Exercise - Filter the entries and keep only the lines where the string "this" appears.

Input -
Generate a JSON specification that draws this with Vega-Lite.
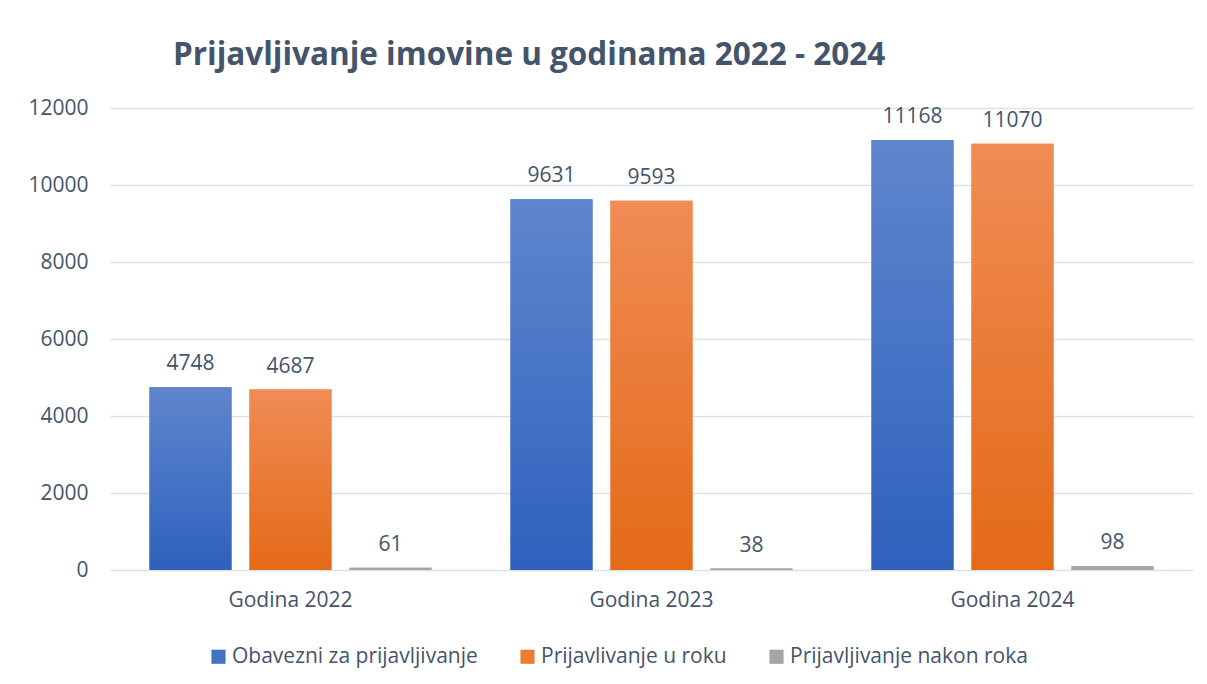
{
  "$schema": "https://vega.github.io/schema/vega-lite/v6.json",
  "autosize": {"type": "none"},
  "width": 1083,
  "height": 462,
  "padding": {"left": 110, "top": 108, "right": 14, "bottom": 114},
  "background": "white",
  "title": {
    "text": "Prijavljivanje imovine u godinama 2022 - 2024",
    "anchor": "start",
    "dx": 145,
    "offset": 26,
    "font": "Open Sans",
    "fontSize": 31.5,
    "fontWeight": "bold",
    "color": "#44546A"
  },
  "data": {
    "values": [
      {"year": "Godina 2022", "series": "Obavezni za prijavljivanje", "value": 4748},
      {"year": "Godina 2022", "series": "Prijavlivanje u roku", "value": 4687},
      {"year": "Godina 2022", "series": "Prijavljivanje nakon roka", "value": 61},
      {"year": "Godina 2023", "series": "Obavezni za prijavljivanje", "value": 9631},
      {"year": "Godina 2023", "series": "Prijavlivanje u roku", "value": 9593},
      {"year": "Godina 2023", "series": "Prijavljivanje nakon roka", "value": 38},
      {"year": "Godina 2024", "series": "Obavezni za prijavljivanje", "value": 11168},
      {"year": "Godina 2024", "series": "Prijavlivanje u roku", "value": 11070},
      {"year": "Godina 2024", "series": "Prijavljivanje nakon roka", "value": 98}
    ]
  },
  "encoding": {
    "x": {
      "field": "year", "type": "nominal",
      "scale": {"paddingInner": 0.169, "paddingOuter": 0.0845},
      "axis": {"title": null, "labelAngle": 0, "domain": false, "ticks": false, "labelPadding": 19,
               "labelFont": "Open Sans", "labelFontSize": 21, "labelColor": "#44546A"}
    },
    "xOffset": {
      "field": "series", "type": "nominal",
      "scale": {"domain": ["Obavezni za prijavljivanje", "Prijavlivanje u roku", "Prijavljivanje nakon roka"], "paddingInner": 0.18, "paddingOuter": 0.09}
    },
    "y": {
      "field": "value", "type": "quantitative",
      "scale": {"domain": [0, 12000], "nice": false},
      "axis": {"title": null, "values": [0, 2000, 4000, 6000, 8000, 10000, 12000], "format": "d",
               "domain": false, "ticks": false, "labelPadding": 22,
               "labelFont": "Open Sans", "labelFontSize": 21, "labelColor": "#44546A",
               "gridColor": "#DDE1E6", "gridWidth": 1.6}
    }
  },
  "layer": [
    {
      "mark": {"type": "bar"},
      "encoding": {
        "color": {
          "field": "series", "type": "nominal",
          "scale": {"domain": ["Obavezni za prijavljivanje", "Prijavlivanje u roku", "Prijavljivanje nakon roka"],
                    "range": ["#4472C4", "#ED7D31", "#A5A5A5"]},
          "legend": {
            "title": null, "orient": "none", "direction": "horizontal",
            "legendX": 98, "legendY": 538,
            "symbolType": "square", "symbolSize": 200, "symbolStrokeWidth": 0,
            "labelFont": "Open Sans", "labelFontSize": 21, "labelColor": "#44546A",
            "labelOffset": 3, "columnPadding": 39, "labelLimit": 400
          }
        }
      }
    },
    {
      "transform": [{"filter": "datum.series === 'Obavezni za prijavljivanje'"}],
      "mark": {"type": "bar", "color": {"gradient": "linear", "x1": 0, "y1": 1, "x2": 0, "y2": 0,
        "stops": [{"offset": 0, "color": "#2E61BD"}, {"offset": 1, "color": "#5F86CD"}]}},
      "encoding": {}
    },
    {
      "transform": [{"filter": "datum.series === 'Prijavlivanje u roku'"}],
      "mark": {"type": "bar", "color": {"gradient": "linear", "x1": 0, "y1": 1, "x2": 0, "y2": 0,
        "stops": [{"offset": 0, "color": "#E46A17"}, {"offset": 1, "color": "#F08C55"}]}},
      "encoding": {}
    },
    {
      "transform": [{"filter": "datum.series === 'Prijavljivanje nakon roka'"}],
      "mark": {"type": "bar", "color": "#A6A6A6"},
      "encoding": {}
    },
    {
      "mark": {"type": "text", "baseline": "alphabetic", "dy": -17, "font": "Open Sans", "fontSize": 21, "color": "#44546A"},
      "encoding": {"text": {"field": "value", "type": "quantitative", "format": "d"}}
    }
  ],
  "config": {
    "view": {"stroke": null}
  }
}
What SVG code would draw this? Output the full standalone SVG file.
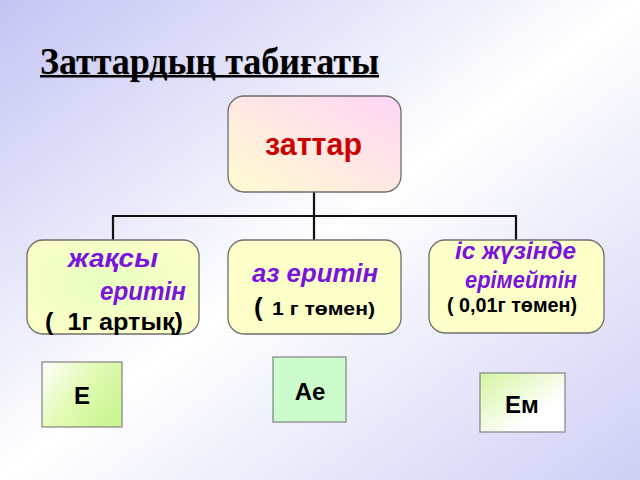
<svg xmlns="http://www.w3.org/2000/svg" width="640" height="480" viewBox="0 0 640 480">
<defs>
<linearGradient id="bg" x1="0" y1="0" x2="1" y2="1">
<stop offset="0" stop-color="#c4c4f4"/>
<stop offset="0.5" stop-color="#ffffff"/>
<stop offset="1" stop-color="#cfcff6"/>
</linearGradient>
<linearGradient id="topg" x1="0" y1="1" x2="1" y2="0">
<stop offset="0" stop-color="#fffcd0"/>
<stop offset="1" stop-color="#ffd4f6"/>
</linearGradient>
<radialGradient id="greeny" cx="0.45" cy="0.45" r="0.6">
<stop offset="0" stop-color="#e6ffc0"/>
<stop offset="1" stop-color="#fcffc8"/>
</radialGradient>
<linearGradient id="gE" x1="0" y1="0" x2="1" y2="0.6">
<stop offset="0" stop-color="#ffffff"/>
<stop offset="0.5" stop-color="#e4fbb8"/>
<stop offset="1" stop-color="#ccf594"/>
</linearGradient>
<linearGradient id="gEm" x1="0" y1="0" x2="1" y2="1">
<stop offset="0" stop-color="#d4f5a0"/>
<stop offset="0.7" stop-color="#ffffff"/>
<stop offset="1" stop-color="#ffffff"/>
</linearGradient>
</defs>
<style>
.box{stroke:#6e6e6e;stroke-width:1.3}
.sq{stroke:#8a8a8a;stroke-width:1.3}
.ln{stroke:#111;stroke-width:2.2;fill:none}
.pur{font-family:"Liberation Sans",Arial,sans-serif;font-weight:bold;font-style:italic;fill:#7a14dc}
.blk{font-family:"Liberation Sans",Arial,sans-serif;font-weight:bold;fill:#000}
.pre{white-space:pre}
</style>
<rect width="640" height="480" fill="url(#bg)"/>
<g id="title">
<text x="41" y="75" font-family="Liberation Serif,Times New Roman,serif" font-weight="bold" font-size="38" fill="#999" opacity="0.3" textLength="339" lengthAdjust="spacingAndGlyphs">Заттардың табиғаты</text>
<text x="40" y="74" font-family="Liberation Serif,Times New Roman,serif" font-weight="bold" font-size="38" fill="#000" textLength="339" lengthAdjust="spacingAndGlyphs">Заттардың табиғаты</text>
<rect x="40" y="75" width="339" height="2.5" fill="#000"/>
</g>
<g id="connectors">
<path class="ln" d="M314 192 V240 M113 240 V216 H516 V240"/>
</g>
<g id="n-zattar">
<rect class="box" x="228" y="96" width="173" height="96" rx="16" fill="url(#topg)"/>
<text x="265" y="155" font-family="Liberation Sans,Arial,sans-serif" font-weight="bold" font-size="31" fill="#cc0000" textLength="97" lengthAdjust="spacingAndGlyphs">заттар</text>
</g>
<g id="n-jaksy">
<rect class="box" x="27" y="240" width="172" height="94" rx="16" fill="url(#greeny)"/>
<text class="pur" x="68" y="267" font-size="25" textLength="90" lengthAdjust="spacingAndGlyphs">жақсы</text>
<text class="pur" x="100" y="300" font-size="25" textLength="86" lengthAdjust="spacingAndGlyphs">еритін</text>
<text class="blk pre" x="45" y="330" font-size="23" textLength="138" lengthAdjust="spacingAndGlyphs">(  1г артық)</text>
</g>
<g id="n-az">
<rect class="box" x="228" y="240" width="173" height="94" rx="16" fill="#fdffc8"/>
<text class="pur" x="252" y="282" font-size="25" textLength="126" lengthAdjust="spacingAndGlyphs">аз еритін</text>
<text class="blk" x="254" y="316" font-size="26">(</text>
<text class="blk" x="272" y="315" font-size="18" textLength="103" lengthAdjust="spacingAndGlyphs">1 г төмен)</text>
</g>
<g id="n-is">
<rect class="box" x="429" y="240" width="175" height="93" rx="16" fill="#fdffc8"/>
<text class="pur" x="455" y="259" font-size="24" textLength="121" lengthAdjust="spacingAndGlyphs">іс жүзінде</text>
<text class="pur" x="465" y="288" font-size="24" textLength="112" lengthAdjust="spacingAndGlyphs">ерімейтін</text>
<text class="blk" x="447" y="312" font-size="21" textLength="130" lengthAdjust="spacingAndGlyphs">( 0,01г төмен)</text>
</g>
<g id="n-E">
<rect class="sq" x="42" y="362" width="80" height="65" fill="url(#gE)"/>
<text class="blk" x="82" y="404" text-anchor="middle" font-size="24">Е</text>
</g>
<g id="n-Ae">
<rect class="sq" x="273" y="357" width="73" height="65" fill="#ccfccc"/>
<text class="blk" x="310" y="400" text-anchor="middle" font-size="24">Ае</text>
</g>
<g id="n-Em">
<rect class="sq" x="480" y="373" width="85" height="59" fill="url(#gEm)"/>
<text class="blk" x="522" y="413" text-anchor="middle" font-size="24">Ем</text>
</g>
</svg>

Task response -
Generate a JSON specification that draws this with Vega-Lite.
What SVG code would draw this? Output the full standalone SVG file.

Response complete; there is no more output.